***** Source excerpt
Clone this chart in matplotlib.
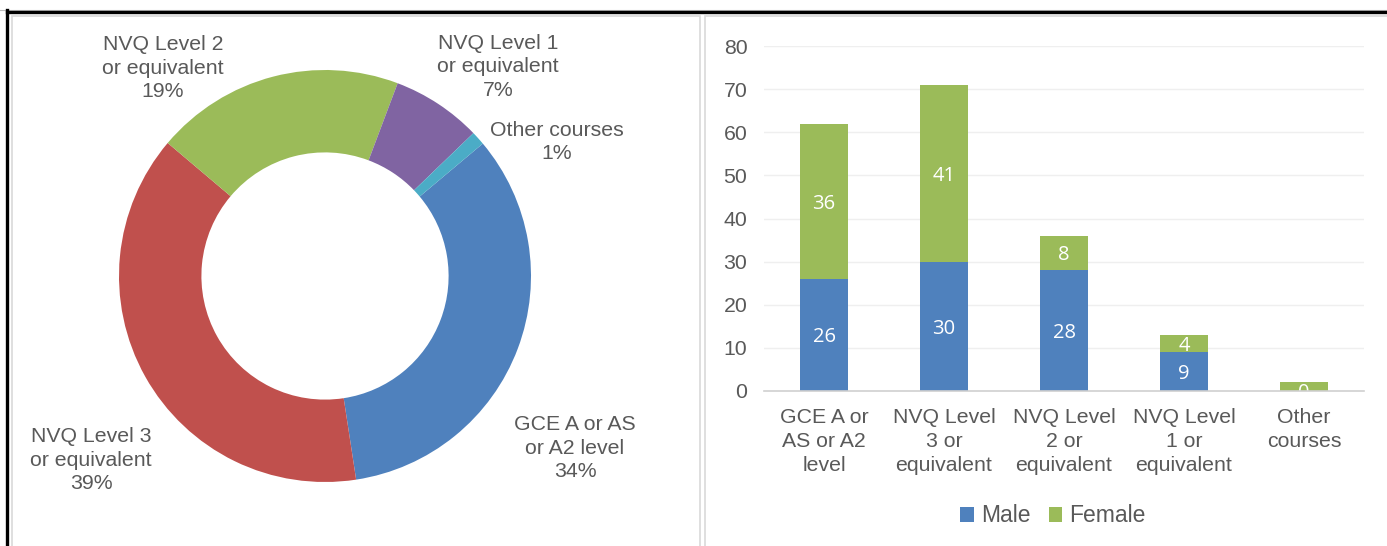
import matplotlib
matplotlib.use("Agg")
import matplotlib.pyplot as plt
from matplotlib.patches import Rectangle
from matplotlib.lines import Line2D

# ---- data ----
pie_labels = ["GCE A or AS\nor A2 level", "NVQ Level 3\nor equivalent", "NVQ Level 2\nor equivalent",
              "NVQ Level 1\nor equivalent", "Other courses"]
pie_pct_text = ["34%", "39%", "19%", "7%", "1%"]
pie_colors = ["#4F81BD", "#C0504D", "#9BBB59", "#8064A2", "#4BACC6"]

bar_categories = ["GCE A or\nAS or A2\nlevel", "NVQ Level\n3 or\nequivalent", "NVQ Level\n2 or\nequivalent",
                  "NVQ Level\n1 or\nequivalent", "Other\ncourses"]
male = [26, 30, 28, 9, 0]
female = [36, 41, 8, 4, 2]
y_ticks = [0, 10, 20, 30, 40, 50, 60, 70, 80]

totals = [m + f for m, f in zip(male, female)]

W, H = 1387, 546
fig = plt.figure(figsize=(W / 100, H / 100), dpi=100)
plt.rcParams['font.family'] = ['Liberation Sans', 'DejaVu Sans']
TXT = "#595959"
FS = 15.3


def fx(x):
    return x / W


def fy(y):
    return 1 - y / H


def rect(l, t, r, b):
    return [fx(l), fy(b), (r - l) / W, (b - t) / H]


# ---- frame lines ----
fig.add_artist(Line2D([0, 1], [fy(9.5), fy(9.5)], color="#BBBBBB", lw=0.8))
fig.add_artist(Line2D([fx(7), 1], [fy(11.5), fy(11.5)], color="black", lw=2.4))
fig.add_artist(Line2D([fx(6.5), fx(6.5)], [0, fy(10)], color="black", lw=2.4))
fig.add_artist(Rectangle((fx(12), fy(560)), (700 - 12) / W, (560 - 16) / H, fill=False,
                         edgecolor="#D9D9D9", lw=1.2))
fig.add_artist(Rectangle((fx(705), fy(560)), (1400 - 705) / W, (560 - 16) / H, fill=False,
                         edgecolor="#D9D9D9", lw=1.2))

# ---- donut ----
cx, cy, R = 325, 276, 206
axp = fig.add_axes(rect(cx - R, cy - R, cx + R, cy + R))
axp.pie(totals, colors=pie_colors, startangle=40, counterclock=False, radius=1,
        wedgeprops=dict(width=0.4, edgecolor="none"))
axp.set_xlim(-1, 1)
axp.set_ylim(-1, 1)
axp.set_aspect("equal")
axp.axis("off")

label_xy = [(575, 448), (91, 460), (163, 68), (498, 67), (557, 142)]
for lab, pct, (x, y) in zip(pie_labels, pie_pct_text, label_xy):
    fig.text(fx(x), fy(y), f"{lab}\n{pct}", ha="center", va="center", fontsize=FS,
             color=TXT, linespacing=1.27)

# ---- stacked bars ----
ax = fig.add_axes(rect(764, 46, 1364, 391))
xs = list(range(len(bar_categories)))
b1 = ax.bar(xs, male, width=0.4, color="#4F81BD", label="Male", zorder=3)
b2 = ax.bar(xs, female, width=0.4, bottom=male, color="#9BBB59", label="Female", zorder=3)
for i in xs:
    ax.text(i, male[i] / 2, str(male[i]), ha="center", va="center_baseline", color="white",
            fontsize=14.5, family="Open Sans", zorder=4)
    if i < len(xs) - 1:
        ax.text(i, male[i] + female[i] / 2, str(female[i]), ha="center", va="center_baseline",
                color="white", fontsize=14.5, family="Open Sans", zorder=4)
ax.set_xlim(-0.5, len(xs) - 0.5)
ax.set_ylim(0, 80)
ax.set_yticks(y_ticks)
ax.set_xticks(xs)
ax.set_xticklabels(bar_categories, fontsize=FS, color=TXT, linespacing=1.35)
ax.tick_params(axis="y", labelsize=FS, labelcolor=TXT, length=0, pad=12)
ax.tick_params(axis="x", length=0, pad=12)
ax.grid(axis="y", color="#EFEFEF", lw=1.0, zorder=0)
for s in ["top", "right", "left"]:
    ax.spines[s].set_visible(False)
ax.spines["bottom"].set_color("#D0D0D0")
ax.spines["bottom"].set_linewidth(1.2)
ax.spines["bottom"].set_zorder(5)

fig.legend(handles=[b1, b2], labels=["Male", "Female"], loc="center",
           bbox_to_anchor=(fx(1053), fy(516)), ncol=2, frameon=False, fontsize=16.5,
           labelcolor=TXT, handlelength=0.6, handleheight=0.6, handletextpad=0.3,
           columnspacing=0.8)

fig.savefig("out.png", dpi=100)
**********
Task — Pick each line holding the word "matplotlib" out of the data and copy it.

Result below —
Clone this chart in matplotlib.
import matplotlib
matplotlib.use("Agg")
import matplotlib.pyplot as plt
from matplotlib.patches import Rectangle
from matplotlib.lines import Line2D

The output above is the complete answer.